In brief, underlying economic and pricing trends in the eurozone have slowed, but not so much that interest rates should be held indefinitely near the zero lower bound. In this case, what is the equilibrium rate?

Growth and the equilibrium interest rate

Japanese growth and interest rates

What rates for tomorrow?

In keeping with theory, for many long years the economic growth rate has served as the benchmark for interest rates. From 1998 to 2008, 5-7 year bond yields fluctuated around 4% in the eurozone, which is the same pace as nominal GDP. Thereafter, nominal GDP declined due to the financial and sovereign debt crises as well as to the demographic transition described above. It is now closer to 2.5%. Using conservative assumptions for term premiums, this would place the ECB’s target rate at somewhere between 1.75% and 2%.

Yet returning to these levels will be no easy task. With the swelling of yield spreads and divergent growth rates within the eurozone (see chart 4), now more than ever it is clear that higher interest rates will not have the same impact across the board. Germany will adapt easily since it has little debt and will continue to borrow at the lower end of the yield spread. Italy, in contrast, will face a much tougher situation, since growth has stagnated and public debt has swelled by 30 points of GDP since 2008, unless we make exaggerated assumptions about its spread.

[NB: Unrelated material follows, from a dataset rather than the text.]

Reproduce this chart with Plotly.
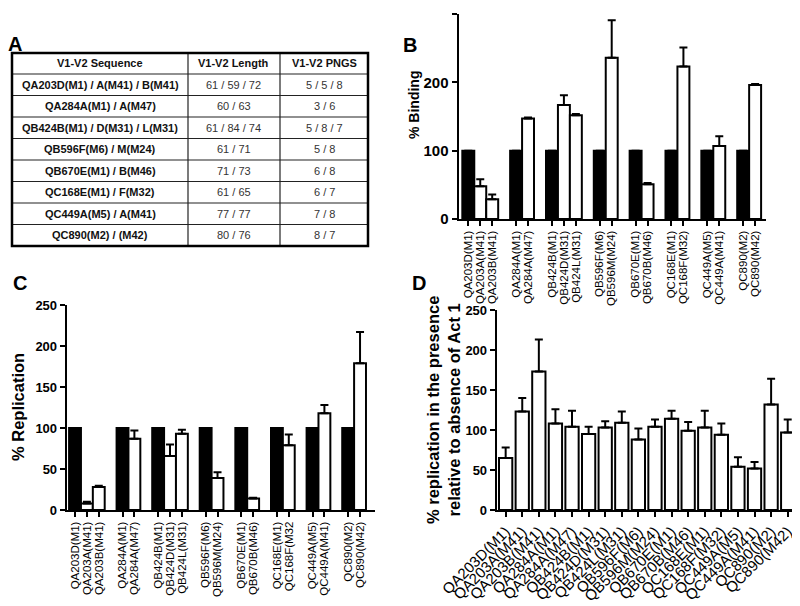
import plotly.graph_objects as go

# ---------------- data ----------------
table_header = ["V1-V2 Sequence", "V1-V2 Length", "V1-V2 PNGS"]
table_sequence = ["QA203D(M1) / A(M41) / B(M41)", "QA284A(M1) / A(M47)", "QB424B(M1) / D(M31) / L(M31)",
                  "QB596F(M6) / M(M24)", "QB670E(M1) / B(M46)", "QC168E(M1) / F(M32)",
                  "QC449A(M5) / A(M41)", "QC890(M2) / (M42)"]
table_length = ["61 / 59 / 72", "60 / 63", "61 / 84 / 74", "61 / 71", "71 / 73", "61 / 65", "77 / 77", "80 / 76"]
table_pngs = ["5 / 5 / 8", "3 / 6", "5 / 8 / 7", "5 / 8", "6 / 8", "6 / 7", "7 / 8", "8 / 7"]

group_sizes = [3, 2, 3, 2, 2, 2, 2, 2]
variants = ["QA203D(M1)", "QA203A(M41)", "QA203B(M41)", "QA284A(M1)", "QA284A(M47)",
            "QB424B(M1)", "QB424D(M31)", "QB424L(M31)", "QB596F(M6)", "QB596M(M24)",
            "QB670E(M1)", "QB670B(M46)", "QC168E(M1)", "QC168F(M32)", "QC449A(M5)",
            "QC449A(M41)", "QC890(M2)", "QC890(M42)"]
variants_c = ["QA203D(M1)", "QA203A(M41)", "QA203B(M41)", "QA284A(M1)", "QA284A(M47)",
              "QB424B(M1)", "QB424D(M31)", "QB424L(M31)", "QB596F(M6)", "QB596M(M24)",
              "QB670E(M1)", "QB670B(M46)", "QC168E(M1)", "QC168F(M32", "QC449A(M5)",
              "QC449A(M41)", "QC890(M2)", "QC890(M42)"]

binding = [100, 48, 29, 100, 147, 100, 167, 152, 100, 236, 100, 51, 100, 223, 100, 107, 100, 196]
binding_err = [0, 10, 7, 0, 1.5, 0, 14, 1.5, 0, 55, 0, 1.5, 0, 28, 0, 14, 0, 1.5]

replication = [100, 8, 28, 100, 87, 100, 66, 93, 100, 39, 100, 14, 100, 79, 100, 118, 100, 179]
replication_err = [0, 2, 1.5, 0, 10, 0, 14, 5, 0, 7, 0, 1, 0, 13, 0, 10, 0, 38]

act1_rel = [65, 123, 173, 108, 104, 95, 103, 109, 88, 104, 114, 99, 103, 94, 54, 52, 132, 97]
act1_err = [13, 17, 40, 18, 20, 9, 8, 14, 14, 9, 10, 11, 21, 14, 12, 8, 32, 16]

# ---------------- helpers ----------------
W, H = 800, 606
OFF = 8  # page body margin of the browser
FONT = "Liberation Sans"


def px(x):
    return (x - OFF) / W


def py(y):
    return 1 - (y - OFF) / H


# grouped slot positions (one empty slot between groups)
pos = []
first_in_group = []
s = 0
for g in group_sizes:
    for j in range(g):
        pos.append(s + j)
        first_in_group.append(j == 0)
    s += g + 1
bar_colors = ["black" if f else "white" for f in first_in_group]

fig = go.Figure()

axis_common = dict(showline=True, linewidth=2, linecolor="black", showgrid=False, zeroline=False,
                   ticks="outside", tickcolor="black", tickwidth=2, ticklen=5, automargin=False)

# ---------------- panel B ----------------
fig.add_trace(go.Bar(
    x=pos, y=binding, width=1.0, xaxis="x", yaxis="y",
    marker=dict(color=bar_colors, line=dict(color="black", width=2)),
    error_y=dict(type="data", symmetric=False, array=binding_err, arrayminus=[0] * len(binding_err),
                 color="black", thickness=2, width=4),
))
# ---------------- panel C ----------------
fig.add_trace(go.Bar(
    x=pos, y=replication, width=1.0, xaxis="x2", yaxis="y2",
    marker=dict(color=bar_colors, line=dict(color="black", width=2)),
    error_y=dict(type="data", symmetric=False, array=replication_err, arrayminus=[0] * len(replication_err),
                 color="black", thickness=2, width=4),
))
# ---------------- panel D ----------------
idx = list(range(len(variants)))
fig.add_trace(go.Bar(
    x=idx, y=act1_rel, width=0.8, xaxis="x3", yaxis="y3",
    marker=dict(color="white", line=dict(color="black", width=2)),
    error_y=dict(type="data", symmetric=False, array=act1_err, arrayminus=[0] * len(act1_err),
                 color="black", thickness=2, width=4),
))

fig.update_layout(
    width=W, height=H, margin=dict(l=0, r=0, t=0, b=0, autoexpand=False),
    paper_bgcolor="white", plot_bgcolor="white", showlegend=False,
    font=dict(family=FONT, color="black"),
    xaxis=dict(domain=[px(458.5), px(766)], range=[-0.82, 24.91], tickvals=pos, ticktext=variants,
               tickangle=-90, tickfont=dict(family=FONT, size=11.5), anchor="y", **axis_common),
    yaxis=dict(domain=[py(219), py(14)], range=[0, 300], tickvals=[0, 100, 200, 300],
               tickfont=dict(family=FONT, size=15, weight="bold"), anchor="x", **axis_common),
    xaxis2=dict(domain=[px(66.7), px(375)], range=[-0.70, 25.26], tickvals=pos, ticktext=variants_c,
                tickangle=-90, tickfont=dict(family=FONT, size=11.5), anchor="y2", **axis_common),
    yaxis2=dict(domain=[py(510), py(305)], range=[0, 250], tickvals=[0, 50, 100, 150, 200, 250],
                tickfont=dict(family=FONT, size=13, weight="bold"), anchor="x2", **axis_common),
    xaxis3=dict(domain=[px(496.7), px(797)], range=[-0.54, 17.56], tickvals=idx, ticktext=variants,
                tickangle=-45, tickfont=dict(family=FONT, size=15), anchor="y3", **axis_common),
    yaxis3=dict(domain=[py(510), py(310)], range=[0, 250], tickvals=[0, 50, 100, 150, 200, 250],
                tickfont=dict(family=FONT, size=13, weight="bold"), anchor="x3", **axis_common),
)

ann = []
shapes = []

# ---------------- panel A table (drawn with shapes and text) ----------------
tab_left, tab_right, tab_top = 12, 368, 53
col_edges = [tab_left, 188, 280, tab_right]
header_h, row_h = 21, 21.5
n_rows = len(table_sequence)
row_edges = [tab_top, tab_top + header_h] + [tab_top + header_h + row_h * (i + 1) for i in range(n_rows)]
tab_bottom = row_edges[-1]
columns = [table_sequence, table_length, table_pngs]
for c in range(3):
    xc = (col_edges[c] + col_edges[c + 1]) / 2
    ann.append(dict(text="<b>%s</b>" % table_header[c], x=px(xc), y=py((row_edges[0] + row_edges[1]) / 2),
                    xref="paper", yref="paper", showarrow=False, xanchor="center", yanchor="middle",
                    font=dict(family=FONT, size=11, color="#111")))
    for r in range(n_rows):
        txt = columns[c][r]
        if c == 0:
            txt = "<b>%s</b>" % txt
        ann.append(dict(text=txt, x=px(xc), y=py((row_edges[r + 1] + row_edges[r + 2]) / 2),
                        xref="paper", yref="paper", showarrow=False, xanchor="center", yanchor="middle",
                        font=dict(family=FONT, size=11, color="#111" if c == 0 else "#333")))
for yv in row_edges[1:-1]:
    shapes.append(dict(type="line", xref="paper", yref="paper", x0=px(tab_left), x1=px(tab_right),
                       y0=py(yv), y1=py(yv), line=dict(color="#222", width=1.2)))
for xv in col_edges[1:-1]:
    shapes.append(dict(type="line", xref="paper", yref="paper", x0=px(xv), x1=px(xv),
                       y0=py(tab_top), y1=py(tab_bottom), line=dict(color="#222", width=1.2)))
shapes.append(dict(type="rect", xref="paper", yref="paper", x0=px(tab_left), x1=px(tab_right),
                   y0=py(tab_bottom), y1=py(tab_top), line=dict(color="black", width=2.5)))

# ---------------- panel letters and axis titles ----------------
for letter, x, y in [("A", 15, 44), ("B", 410, 45), ("C", 20, 283), ("D", 419, 283)]:
    ann.append(dict(text="<b>%s</b>" % letter, x=px(x), y=py(y), xref="paper", yref="paper",
                    showarrow=False, xanchor="center", yanchor="middle",
                    font=dict(family=FONT, size=20, color="black")))
ann.append(dict(text="<b>% Binding</b>", x=px(414), y=py(105), xref="paper", yref="paper", textangle=-90,
                showarrow=False, xanchor="center", yanchor="middle", font=dict(family=FONT, size=14)))
ann.append(dict(text="<b>% Replication</b>", x=px(18), y=py(407), xref="paper", yref="paper", textangle=-90,
                showarrow=False, xanchor="center", yanchor="middle", font=dict(family=FONT, size=16.5)))
ann.append(dict(text="<b>% replication in the presence<br>relative to absence of Act 1</b>",
                x=px(443), y=py(410), xref="paper", yref="paper", textangle=-90,
                showarrow=False, xanchor="center", yanchor="middle", font=dict(family=FONT, size=16.5)))

fig.update_layout(annotations=ann, shapes=shapes)

fig.write_html("out.html")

In a monetary zone that is not optimal, the notion of a neutral interest rate is not as pertinent. A 2% target based on average economic growth trends proves to be too restrictive for some, but not restrictive enough for others. To cover for the absence of transfers and to address the sovereign debt crisis, the ECB opted for a resolutely accommodative monetary policy. Without any institutional advances, this position is unlikely to change quickly. The next upward phase of the interest rate cycle is bound to be gradual and limited in scope, and 2% seems more like a ceiling than the norm.


[1] The 3-month Euribor rate is projected at 0.20% in December 2021, vs a spot rate of 0.30% at 20/02/2019.

[2] According to the OECD, in Q3 2018, the employment rate in the 15-64 age group was 67.4% in the eurozone and 77.3% in Japan.